Sunday, October 21, 2007

more lovesigns: joy

* these next two posts are the final 2 lovesigns i won't be able to "fit" into fusion. they are also available in the 1 thessalonians teaching atlas, complete with reflection questions and illustrations of engagement.




LOVESIGN: joy
1.6, 2.19-20, 3.9

Some people make the mistake of confusing joy with happiness.

Happiness, after all, is fairly easy to achieve…and quick to fade.

Happiness is trendy. We have Happy Meals, and watch Happy Feet or Happy Gilmore. “Happy Birthday” is the most-sung chorus on the planet. These things make us feel light and exuberant for about 90 minutes. But after the Happy Meal comes the confused look on your child’s face that precedes an unpleasant season of digestion; after the fun singing and dancing of the first part of Happy Feet comes the guilt-ridden eco-ssault; after Happy Gilmore unfortunately came Bulletproof with Damon Wayans; and after Happy Birthday comes 364 ¼ days of waiting.

Perhaps that's why scripture never concerns itself with happiness as we know it. The scriptures do not have any interest in happiness because happiness CAN be bought. McDonald's got it right in its kid-oriented package called a Happy Meal. Happiness is a cheap, momentary, easily purchased and easily discarded feeling rooted in the fulfillment of selfish desires.

But joy is something more than happiness, something that is deep rooted within us – that is not subject to whims or moods, but is a spiritual quality intentionally cultivated by a person submitted to the Spirit. Joy refuses to be squelched, submersed, or sublimated. Joy isn't dependent upon personal strength, personal ability, or personal achievement. Joy is rooted in God, nourished by faith, sustained by grace.

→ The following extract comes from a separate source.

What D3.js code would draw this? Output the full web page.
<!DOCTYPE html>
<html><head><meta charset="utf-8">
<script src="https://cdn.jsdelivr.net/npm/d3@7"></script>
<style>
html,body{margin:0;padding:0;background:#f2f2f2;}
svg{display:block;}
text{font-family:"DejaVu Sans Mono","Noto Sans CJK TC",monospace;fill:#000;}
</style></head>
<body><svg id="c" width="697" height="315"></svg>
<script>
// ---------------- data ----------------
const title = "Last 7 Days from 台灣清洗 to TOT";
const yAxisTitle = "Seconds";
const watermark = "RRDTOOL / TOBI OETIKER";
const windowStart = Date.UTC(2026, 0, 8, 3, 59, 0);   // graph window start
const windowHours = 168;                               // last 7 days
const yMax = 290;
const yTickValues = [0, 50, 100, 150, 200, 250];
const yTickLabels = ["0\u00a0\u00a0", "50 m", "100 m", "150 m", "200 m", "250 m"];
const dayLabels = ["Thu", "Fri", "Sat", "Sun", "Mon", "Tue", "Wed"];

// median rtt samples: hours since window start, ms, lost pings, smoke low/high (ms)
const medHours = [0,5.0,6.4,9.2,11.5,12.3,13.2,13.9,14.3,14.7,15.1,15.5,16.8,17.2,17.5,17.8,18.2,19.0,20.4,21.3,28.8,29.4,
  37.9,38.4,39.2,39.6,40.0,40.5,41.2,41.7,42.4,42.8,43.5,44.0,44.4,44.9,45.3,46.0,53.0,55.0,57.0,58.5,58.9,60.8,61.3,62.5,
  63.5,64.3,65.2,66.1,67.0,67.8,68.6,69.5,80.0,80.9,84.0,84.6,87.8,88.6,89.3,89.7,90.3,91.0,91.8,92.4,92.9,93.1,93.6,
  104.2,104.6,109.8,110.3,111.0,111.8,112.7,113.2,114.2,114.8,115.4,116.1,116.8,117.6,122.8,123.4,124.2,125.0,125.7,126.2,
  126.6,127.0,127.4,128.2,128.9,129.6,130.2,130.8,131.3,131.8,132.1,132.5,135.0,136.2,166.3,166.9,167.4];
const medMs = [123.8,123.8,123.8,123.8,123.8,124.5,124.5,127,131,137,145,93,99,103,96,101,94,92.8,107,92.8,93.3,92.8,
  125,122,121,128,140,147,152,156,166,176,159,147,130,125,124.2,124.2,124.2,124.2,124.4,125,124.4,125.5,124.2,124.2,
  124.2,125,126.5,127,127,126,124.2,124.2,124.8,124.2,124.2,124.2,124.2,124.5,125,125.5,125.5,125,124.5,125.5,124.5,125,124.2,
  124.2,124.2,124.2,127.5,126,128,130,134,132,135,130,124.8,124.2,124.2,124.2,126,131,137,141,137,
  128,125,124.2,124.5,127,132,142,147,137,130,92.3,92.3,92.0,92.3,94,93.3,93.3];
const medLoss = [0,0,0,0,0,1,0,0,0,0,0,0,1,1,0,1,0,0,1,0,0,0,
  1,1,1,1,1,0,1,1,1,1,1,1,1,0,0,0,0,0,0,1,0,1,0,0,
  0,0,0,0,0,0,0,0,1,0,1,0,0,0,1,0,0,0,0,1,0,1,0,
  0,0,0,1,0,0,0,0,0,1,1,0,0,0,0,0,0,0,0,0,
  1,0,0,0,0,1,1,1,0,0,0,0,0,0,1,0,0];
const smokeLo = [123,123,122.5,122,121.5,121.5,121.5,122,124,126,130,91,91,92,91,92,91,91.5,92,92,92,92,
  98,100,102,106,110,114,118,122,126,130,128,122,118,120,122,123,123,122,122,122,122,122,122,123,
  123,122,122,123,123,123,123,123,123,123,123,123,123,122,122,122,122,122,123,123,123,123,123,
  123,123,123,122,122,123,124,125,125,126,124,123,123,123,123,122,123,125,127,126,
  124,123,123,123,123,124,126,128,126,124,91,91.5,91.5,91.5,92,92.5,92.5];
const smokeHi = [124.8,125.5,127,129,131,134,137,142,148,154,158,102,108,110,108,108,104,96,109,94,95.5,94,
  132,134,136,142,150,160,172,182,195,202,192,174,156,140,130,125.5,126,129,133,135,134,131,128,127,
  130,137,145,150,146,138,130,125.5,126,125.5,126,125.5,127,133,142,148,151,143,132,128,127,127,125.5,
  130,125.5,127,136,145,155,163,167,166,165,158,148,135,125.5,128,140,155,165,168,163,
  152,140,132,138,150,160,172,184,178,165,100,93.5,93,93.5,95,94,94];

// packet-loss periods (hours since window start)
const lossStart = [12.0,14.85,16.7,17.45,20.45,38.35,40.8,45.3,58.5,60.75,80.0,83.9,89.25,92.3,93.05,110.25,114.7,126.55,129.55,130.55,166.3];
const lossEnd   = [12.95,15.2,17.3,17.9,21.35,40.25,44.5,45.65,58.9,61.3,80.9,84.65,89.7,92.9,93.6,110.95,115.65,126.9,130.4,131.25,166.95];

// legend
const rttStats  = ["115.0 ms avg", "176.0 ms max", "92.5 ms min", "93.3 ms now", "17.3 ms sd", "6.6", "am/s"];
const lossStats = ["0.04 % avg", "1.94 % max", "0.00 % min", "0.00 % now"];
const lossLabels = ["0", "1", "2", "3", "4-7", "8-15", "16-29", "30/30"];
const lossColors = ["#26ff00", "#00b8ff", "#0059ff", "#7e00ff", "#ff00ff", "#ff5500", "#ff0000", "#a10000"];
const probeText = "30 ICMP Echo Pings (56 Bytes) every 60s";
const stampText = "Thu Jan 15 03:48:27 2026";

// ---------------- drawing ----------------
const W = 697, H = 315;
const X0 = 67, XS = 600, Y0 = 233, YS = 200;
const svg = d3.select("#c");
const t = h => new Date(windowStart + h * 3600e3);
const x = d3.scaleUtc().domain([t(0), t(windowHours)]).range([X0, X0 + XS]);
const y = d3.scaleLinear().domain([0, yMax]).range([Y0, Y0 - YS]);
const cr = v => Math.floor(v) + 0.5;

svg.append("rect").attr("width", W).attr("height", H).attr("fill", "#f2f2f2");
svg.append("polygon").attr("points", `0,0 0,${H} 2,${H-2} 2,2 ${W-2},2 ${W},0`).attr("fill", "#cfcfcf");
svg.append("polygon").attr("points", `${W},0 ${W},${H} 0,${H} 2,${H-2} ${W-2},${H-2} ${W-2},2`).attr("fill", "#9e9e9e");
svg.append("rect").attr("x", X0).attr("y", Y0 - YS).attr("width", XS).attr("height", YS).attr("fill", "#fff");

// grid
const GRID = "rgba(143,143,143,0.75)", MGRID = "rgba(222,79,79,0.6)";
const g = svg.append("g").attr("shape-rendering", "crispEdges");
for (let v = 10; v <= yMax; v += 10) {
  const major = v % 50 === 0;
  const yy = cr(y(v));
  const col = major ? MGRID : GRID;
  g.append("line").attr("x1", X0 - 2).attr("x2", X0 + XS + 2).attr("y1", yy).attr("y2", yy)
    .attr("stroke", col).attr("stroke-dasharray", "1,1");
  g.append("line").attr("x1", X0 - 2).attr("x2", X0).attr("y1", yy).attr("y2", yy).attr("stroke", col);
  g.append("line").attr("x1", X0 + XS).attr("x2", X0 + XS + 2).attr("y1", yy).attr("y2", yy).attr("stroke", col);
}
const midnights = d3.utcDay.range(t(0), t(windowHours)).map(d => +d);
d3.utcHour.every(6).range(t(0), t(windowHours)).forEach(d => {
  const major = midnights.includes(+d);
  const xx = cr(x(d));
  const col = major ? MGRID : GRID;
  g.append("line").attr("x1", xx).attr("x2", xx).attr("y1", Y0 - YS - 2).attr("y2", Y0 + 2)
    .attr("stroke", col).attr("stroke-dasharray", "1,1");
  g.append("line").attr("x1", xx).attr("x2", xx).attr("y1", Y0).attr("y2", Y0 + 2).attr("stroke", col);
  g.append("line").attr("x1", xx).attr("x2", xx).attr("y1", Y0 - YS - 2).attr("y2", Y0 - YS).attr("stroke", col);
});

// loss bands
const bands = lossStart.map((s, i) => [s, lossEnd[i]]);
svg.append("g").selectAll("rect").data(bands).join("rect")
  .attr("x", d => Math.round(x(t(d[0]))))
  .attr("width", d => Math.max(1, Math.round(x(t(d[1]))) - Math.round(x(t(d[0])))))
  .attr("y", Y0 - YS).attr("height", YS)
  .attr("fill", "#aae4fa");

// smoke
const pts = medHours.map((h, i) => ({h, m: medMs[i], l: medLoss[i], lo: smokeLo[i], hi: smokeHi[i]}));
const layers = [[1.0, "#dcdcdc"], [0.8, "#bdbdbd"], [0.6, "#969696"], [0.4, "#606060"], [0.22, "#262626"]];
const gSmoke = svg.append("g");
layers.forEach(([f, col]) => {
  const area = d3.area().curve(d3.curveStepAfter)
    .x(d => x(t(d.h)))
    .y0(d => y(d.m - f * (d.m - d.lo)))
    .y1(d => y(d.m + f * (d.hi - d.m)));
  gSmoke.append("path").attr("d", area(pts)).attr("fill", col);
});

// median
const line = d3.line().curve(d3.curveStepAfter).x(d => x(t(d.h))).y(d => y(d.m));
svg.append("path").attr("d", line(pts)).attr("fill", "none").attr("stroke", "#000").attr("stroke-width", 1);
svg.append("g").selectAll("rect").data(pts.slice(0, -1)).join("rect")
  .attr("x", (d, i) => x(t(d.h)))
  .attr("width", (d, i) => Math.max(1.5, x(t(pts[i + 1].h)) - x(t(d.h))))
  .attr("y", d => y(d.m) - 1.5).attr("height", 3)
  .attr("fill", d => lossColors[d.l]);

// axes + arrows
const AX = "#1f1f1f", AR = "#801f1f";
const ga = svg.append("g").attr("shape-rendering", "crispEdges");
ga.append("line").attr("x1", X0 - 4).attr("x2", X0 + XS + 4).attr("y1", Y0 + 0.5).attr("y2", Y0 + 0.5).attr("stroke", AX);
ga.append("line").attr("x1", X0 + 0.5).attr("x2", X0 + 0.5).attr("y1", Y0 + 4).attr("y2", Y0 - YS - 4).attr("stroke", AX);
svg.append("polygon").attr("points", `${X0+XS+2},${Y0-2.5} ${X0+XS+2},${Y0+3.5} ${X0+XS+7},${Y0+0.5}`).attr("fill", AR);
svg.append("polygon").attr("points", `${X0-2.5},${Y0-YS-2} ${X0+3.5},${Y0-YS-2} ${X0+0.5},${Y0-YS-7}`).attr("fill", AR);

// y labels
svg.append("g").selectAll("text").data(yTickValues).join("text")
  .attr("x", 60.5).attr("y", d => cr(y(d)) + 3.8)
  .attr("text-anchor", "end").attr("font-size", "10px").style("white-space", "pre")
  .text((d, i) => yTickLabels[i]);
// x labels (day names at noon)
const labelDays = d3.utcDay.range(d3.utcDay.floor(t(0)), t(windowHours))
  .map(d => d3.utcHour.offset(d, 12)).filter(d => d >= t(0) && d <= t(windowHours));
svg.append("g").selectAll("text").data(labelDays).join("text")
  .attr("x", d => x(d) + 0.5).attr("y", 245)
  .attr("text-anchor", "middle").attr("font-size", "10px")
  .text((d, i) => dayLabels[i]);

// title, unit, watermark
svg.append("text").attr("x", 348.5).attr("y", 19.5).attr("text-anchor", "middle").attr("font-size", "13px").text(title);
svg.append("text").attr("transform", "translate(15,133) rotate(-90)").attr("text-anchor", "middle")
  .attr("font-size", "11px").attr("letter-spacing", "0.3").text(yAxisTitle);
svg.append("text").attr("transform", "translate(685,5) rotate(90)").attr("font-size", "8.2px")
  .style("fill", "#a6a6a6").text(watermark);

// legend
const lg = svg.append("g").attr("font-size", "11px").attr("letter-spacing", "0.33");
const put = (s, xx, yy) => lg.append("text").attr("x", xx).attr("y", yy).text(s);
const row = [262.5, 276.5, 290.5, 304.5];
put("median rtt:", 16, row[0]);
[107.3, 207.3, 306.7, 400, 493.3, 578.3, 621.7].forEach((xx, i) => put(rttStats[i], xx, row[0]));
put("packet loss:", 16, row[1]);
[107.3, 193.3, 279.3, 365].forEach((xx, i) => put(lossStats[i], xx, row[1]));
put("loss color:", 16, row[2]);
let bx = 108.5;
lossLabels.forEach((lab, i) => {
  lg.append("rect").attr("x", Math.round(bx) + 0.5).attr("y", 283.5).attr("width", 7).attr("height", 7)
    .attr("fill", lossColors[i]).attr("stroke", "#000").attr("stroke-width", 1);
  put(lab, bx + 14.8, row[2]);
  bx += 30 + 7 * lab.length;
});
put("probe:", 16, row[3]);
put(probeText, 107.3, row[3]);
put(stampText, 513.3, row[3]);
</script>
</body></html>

Here is a great mission statement. It's the mission statement of The Ringling Brothers Circus, first penned in 1899 and called "Mission of Amusement”

"To be good, mankind must be happy. To wreathe the face of humanity in
smiles for a time, to loosen the chains that hold man captive to his
duties and return him to them better fitted for his obligations, is
the mission of amusement and the one great desire of moralists is, and
ought to be, that it be pure and wholesome.

"Amusement unfetters the mind from its environs and changes the dreary
monotony of the factory's spindles to the joyous song of the
meadowlark. It gives flight to the caged soul to treat in airy places.
It softens the wrinkles of sorrow, makes smiles of frowns.

"This is the mission of amusement – and the circus, with its innocent
sights of joy for the children and its power to make all men and women
children again for at least one day, comes the nearest of any form of
amusement to fulfilling its mission."

When Paul talks about the Thessalonian church being his joy, he’s referring to the spiritual quality and testimony of their resilience. Joy is a command he’s both obeying and repeating; it is not an emotion, but a spiritual project. Somehow, despite being robbed of their leaders and apostles, that church has thrived and grown in the grace of God. That they have done so is evidence of their obedience to God, which is a joy that outweighs his own crummy circumstances.

Happiness comes and goes, but joy holds on like a childhood star to his last ounce of celebrity.

Happiness comes from the flotsam and jetsam leftovers of the glitter of our world; joy comes from Christ.

“Our joy,” says Herbert McCabe, “is the joy that culminates in our thanksgiving, our Eucharist, is joy in the cross. Our Eucharist is 'the sign of the cross.' Sure, our joy is expressed in the ordinary symbols of human celebration: in a meal together, a party, a love-feast. But it's only an authentic love-feast if it expresses the love that wants to be one with, to suffer with, the suffering of all the world. It's an authentic love-feast only if it expresses our solidarity with the cross, our solidarity, not only with our companions and comrades, but with the victim who represents all the victims of the world. It's only
if we die with Christ on the cross that we can share his life, his Spirit, which is the Joy of God."